▶ _PROBLEM DETAILS_: Restate the whole listing word for word. Pictures are left out.
===== PROVIDED MATERIAL
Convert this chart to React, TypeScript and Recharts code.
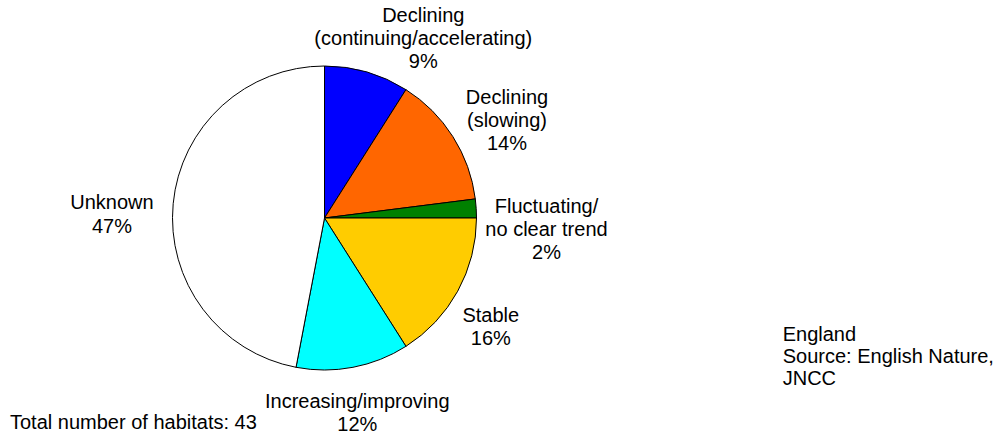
import React from 'react';
import { PieChart, Pie, Cell } from 'recharts';

// habitat trend categories, clockwise from 12 o'clock
const categories = [
  'Declining\n(continuing/accelerating)',
  'Declining\n(slowing)',
  'Fluctuating/\nno clear trend',
  'Stable',
  'Increasing/improving',
  'Unknown',
];
const shares = [9, 14, 2, 16, 12, 47];
const sliceColors = ['#0000FF', '#FF6600', '#008000', '#FFCC00', '#00FFFF', '#FFFFFF'];

// label block centres relative to the pie centre
const labelOffsets = [
  [98.8, -180],
  [182.5, -98],
  [222, 11],
  [166.3, 108.3],
  [32.8, 194.3],
  [-212.5, -4],
];

const data = categories.map((name, i) => ({ name, value: shares[i] }));

const FONT = '"Liberation Sans", Arial, sans-serif';
const FONT_SIZE = 20;
const LINE_H = 23.2;

const renderLabel = (props: any) => {
  const { cx, cy, index, value, name } = props;
  const lines = [...String(name).split('\n'), `${value}%`];
  const [dx, dy] = labelOffsets[index];
  const top = cy + dy - ((lines.length - 1) / 2) * LINE_H;
  return (
    <text
      x={cx + dx}
      y={top}
      textAnchor="middle"
      dominantBaseline="central"
      fontFamily={FONT}
      fontSize={FONT_SIZE}
      fill="#000"
    >
      {lines.map((l, j) => (
        <tspan key={j} x={cx + dx} y={top + j * LINE_H}>
          {l}
        </tspan>
      ))}
    </text>
  );
};

export default function App() {
  const noteStyle: React.CSSProperties = {
    position: 'absolute',
    fontFamily: FONT,
    fontSize: FONT_SIZE,
    color: '#000',
    whiteSpace: 'nowrap',
  };
  return (
    <div style={{ position: 'absolute', left: 0, top: 0, width: 995, height: 434, background: '#fff' }}>
      <PieChart width={995} height={434} margin={{ top: 0, right: 0, bottom: 0, left: 0 }}>
        <Pie
          data={data}
          dataKey="value"
          nameKey="name"
          cx={324.5}
          cy={218}
          outerRadius={152}
          startAngle={90}
          endAngle={-270}
          stroke="#000"
          strokeWidth={1}
          label={renderLabel}
          labelLine={false}
          isAnimationActive={false}
        >
          {data.map((d, i) => (
            <Cell key={d.name} fill={sliceColors[i]} />
          ))}
        </Pie>
      </PieChart>
      <div style={{ ...noteStyle, left: 10, top: 411.4, lineHeight: '23.2px' }}>Total number of habitats: 43</div>
      <div style={{ ...noteStyle, left: 782.7, top: 324.2, lineHeight: '21.7px' }}>
        England
        <br />
        Source: English Nature,
        <br />
        JNCC
      </div>
    </div>
  );
}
==========
▶ _SOLUTION TO THIS TASK_:
Convert this chart to React, TypeScript and Recharts code.
import React from 'react';
import { PieChart, Pie, Cell } from 'recharts';

// habitat trend categories, clockwise from 12 o'clock
const categories = [
  'Declining\n(continuing/accelerating)',
  'Declining\n(slowing)',
  'Fluctuating/\nno clear trend',
  'Stable',
  'Increasing/improving',
  'Unknown',
];
const shares = [9, 14, 2, 16, 12, 47];
const sliceColors = ['#0000FF', '#FF6600', '#008000', '#FFCC00', '#00FFFF', '#FFFFFF'];

// label block centres relative to the pie centre
const labelOffsets = [
  [98.8, -180],
  [182.5, -98],
  [222, 11],
  [166.3, 108.3],
  [32.8, 194.3],
  [-212.5, -4],
];

const data = categories.map((name, i) => ({ name, value: shares[i] }));

const FONT = '"Liberation Sans", Arial, sans-serif';
const FONT_SIZE = 20;
const LINE_H = 23.2;

const renderLabel = (props: any) => {
  const { cx, cy, index, value, name } = props;
  const lines = [...String(name).split('\n'), `${value}%`];
  const [dx, dy] = labelOffsets[index];
  const top = cy + dy - ((lines.length - 1) / 2) * LINE_H;
  return (
    <text
      x={cx + dx}
      y={top}
      textAnchor="middle"
      dominantBaseline="central"
      fontFamily={FONT}
      fontSize={FONT_SIZE}
      fill="#000"
    >
      {lines.map((l, j) => (
        <tspan key={j} x={cx + dx} y={top + j * LINE_H}>
          {l}
        </tspan>
      ))}
    </text>
  );
};

export default function App() {
  const noteStyle: React.CSSProperties = {
    position: 'absolute',
    fontFamily: FONT,
    fontSize: FONT_SIZE,
    color: '#000',
    whiteSpace: 'nowrap',
  };
  return (
    <div style={{ position: 'absolute', left: 0, top: 0, width: 995, height: 434, background: '#fff' }}>
      <PieChart width={995} height={434} margin={{ top: 0, right: 0, bottom: 0, left: 0 }}>
        <Pie
          data={data}
          dataKey="value"
          nameKey="name"
          cx={324.5}
          cy={218}
          outerRadius={152}
          startAngle={90}
          endAngle={-270}
          stroke="#000"
          strokeWidth={1}
          label={renderLabel}
          labelLine={false}
          isAnimationActive={false}
        >
          {data.map((d, i) => (
            <Cell key={d.name} fill={sliceColors[i]} />
          ))}
        </Pie>
      </PieChart>
      <div style={{ ...noteStyle, left: 10, top: 411.4, lineHeight: '23.2px' }}>Total number of habitats: 43</div>
      <div style={{ ...noteStyle, left: 782.7, top: 324.2, lineHeight: '21.7px' }}>
        England
        <br />
        Source: English Nature,
        <br />
        JNCC
      </div>
    </div>
  );
}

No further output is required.